One of the conversations I have been having with leaders lately is around being ‘authentic’ and what that means for the way in which they lead and enable others.

Many leaders express a recognition that it is critical to ‘be yourself’ in the way you ‘show up’ as a leader. People need to know who you are, what you stand for, what is important for you and what that looks like in action.

However, amongst these views there is some variation in what leaders regard as authenticity in practice. For instance, one leader I am working with described the need for leaders to be themselves, then finished by saying, ‘…and if that means being blunt, then that’s how it is’.

The use of the word ‘blunt’ jarred with me, and it got me thinking about whether being blunt really is part of being authentic. I’d like to offer another perspective as you work on being who you truly are.

The Leadership Circle describes authenticity in leadership in this way: ‘Your leadership is an expression of your true self – not masked by organisational politics, looking good, winning approval, etc. [It is also about] your ability to take tough stands, bring up the ‘un-discussibles’, openly deal with relationship problems and share personal feelings/vulnerabilities about a situation.’

In our world of emotional healthy leadership, we know that to be effective as a leader we need to be functioning at a minimum of level 4: Recognition. At this above-the-line level of emotional health, our ‘inner observer’ is active. We monitor the impact on others of what we do and what we say and we continually adapt and adjust these to meet the circumstances we face.

When we are operating as a leader at level 4, the quality of authenticity is alive and well. There are likely still times when our responses are influenced by other people or specific circumstances, and we are finding our feet in relation to where we won’t compromise. However, the way that looks and feels includes being open to expressing ourselves in ways that others understand along with a willingness to be vulnerable.

When we do express ourselves, we are clear and straightforward while remaining above the line. We describe circumstances as we see them while also factoring in others’ feelings, their current circumstances and where they might be on the emotional health levels. The word we use to describe this sort of emotionally healthy communication is ‘direct’. Being direct in this way is to both be authentic and be an effective leader.

On the other hand, when a leader is sitting ‘below the line’ at level 5 – Automated Response – or lower, they are in a different space entirely. Their focus is first and foremost on ensuring they are okay themselves – long before they consider others. Their capacity to choose their behaviours becomes limited as they tend to react in situations without thinking about what else might be possible. They see the world in terms of winners and losers, of ‘either…or’ rather than ‘both…and’.

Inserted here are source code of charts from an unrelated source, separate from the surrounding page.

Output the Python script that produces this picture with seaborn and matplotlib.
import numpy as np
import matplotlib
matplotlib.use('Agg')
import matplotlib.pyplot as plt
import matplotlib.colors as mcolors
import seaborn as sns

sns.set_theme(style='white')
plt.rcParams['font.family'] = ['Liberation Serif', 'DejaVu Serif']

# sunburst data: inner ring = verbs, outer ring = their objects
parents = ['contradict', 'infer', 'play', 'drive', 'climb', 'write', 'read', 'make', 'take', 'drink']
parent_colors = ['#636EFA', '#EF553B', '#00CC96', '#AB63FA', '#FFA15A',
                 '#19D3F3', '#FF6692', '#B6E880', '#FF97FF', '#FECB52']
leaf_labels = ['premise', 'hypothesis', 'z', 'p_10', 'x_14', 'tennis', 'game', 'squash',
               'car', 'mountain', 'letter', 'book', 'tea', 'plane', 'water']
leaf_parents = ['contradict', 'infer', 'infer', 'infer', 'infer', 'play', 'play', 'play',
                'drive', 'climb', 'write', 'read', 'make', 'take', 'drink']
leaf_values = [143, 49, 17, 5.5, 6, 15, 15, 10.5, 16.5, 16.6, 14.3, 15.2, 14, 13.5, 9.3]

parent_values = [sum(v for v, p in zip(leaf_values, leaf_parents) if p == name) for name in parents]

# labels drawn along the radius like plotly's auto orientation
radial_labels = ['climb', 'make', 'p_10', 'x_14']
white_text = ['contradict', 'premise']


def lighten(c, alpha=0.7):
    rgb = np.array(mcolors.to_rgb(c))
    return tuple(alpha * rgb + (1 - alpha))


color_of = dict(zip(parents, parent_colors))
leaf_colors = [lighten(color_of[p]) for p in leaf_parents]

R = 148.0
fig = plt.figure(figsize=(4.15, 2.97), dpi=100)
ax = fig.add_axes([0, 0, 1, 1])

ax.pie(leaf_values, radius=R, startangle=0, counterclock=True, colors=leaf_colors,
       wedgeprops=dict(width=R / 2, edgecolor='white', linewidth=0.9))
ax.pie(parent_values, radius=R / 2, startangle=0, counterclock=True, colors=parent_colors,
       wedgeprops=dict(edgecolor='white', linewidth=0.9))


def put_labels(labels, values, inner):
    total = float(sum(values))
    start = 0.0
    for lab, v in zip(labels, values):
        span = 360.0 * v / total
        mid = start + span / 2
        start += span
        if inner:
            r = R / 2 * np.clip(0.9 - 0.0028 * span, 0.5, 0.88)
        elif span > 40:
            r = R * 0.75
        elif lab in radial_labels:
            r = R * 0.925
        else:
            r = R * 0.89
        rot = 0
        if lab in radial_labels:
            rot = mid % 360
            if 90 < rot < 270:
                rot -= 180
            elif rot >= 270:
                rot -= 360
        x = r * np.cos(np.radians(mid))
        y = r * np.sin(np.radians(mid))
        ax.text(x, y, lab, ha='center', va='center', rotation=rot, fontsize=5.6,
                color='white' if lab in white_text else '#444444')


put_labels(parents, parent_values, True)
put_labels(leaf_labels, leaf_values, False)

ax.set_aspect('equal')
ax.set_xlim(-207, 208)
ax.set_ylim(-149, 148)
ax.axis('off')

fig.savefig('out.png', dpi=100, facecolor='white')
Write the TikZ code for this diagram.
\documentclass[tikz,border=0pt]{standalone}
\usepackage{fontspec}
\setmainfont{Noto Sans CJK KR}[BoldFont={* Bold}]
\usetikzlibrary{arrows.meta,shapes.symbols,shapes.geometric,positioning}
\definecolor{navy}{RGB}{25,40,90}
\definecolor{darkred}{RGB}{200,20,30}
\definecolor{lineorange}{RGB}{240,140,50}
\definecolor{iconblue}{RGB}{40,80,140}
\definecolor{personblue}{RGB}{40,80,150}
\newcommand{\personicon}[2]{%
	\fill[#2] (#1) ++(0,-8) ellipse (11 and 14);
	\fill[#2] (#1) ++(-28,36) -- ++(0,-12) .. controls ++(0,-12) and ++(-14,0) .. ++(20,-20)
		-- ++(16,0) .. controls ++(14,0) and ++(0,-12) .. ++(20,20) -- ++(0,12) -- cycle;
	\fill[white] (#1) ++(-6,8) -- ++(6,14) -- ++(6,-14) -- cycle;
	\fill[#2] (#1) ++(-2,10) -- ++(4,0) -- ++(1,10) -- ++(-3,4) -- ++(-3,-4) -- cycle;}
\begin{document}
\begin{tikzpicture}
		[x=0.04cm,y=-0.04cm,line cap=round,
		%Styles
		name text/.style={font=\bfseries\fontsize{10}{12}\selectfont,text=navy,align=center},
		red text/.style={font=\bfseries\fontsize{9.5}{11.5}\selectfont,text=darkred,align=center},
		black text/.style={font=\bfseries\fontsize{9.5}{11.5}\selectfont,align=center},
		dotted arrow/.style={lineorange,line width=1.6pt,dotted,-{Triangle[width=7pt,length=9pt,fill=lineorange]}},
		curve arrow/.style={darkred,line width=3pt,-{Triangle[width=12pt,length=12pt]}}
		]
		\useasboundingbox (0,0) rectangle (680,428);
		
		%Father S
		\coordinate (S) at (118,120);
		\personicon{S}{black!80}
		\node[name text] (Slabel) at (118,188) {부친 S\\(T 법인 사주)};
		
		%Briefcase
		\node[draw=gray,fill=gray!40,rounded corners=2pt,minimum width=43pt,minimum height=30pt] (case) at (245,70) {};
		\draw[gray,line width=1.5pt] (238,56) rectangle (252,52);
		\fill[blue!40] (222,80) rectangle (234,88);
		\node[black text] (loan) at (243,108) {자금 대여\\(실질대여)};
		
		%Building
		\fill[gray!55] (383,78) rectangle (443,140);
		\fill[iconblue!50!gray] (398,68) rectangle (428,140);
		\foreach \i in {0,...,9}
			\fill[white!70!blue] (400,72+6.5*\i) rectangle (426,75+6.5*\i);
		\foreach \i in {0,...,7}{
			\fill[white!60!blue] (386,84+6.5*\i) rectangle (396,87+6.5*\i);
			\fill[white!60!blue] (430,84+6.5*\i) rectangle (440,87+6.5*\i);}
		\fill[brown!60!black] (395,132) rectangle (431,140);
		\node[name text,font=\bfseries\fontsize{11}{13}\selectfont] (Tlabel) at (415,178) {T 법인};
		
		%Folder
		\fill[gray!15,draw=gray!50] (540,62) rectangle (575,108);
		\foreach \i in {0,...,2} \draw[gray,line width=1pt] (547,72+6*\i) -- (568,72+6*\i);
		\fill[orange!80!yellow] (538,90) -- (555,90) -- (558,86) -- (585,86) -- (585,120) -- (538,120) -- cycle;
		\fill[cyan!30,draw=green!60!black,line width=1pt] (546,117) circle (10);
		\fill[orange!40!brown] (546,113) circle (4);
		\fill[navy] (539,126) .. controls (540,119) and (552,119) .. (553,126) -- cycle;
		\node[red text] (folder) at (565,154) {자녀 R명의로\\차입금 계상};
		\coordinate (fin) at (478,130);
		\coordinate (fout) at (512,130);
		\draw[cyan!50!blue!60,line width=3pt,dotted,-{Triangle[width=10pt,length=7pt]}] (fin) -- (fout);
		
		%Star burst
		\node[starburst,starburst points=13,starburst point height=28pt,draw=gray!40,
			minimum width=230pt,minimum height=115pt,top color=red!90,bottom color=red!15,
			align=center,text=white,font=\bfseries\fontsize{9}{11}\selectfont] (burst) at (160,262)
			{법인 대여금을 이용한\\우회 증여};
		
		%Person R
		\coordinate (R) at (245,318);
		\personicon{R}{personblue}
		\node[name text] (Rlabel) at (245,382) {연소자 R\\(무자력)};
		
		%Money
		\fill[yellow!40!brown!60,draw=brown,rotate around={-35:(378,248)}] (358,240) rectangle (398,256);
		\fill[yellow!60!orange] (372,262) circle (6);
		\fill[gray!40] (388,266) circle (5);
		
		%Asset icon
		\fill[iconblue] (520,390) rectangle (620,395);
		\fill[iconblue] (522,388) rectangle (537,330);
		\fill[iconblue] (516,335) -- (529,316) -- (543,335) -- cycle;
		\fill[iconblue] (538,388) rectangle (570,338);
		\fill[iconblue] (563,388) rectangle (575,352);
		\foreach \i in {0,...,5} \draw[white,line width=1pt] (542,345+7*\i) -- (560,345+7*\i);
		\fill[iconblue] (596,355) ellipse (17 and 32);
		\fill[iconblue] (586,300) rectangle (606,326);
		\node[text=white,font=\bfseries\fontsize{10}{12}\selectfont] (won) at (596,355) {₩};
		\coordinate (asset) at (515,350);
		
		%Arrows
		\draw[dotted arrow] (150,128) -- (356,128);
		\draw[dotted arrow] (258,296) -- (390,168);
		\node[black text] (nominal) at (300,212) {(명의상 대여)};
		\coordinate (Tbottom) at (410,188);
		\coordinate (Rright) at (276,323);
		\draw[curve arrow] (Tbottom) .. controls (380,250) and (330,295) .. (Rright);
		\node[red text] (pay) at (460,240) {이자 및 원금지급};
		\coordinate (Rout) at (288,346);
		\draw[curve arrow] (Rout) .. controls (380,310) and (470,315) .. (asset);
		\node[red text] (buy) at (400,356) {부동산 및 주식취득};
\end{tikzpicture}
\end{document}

When someone is operating as a leader at level 5, other people and specific circumstances press their ‘hot buttons’ and they react to stay in control, to get the attention they believe they deserve or to feel safe. This is when being ‘blunt’ appears. Yes, the leader gets to the point, describing situations as they see them. However now this is done without factoring in other’s feelings or circumstances.

In contrast to the Leadership Circle definition of authenticity, this leader does not want to reveal their true self. They demonstrate a lack of leadership effectiveness by resorting to long-held ways of behaving that are designed to protect themselves – hiding their vulnerability and values and avoiding having to deal openly with what is in front of them.

On the surface, the distinction between being ‘direct’ and being ‘blunt’ might be subtle, however digging a bit deeper reveals a powerful distinction. The difference lies in a genuine willingness to pause and consider others before speaking or sending out that email. It lies in a readiness to be vulnerable, as opposed to pretending that yours is the only opinion that matters.

While it is genuinely positive that most leaders we work today with see authenticity as a desirable trait, there needs to be recognition that being authentic means more than simply ‘saying it like it is’.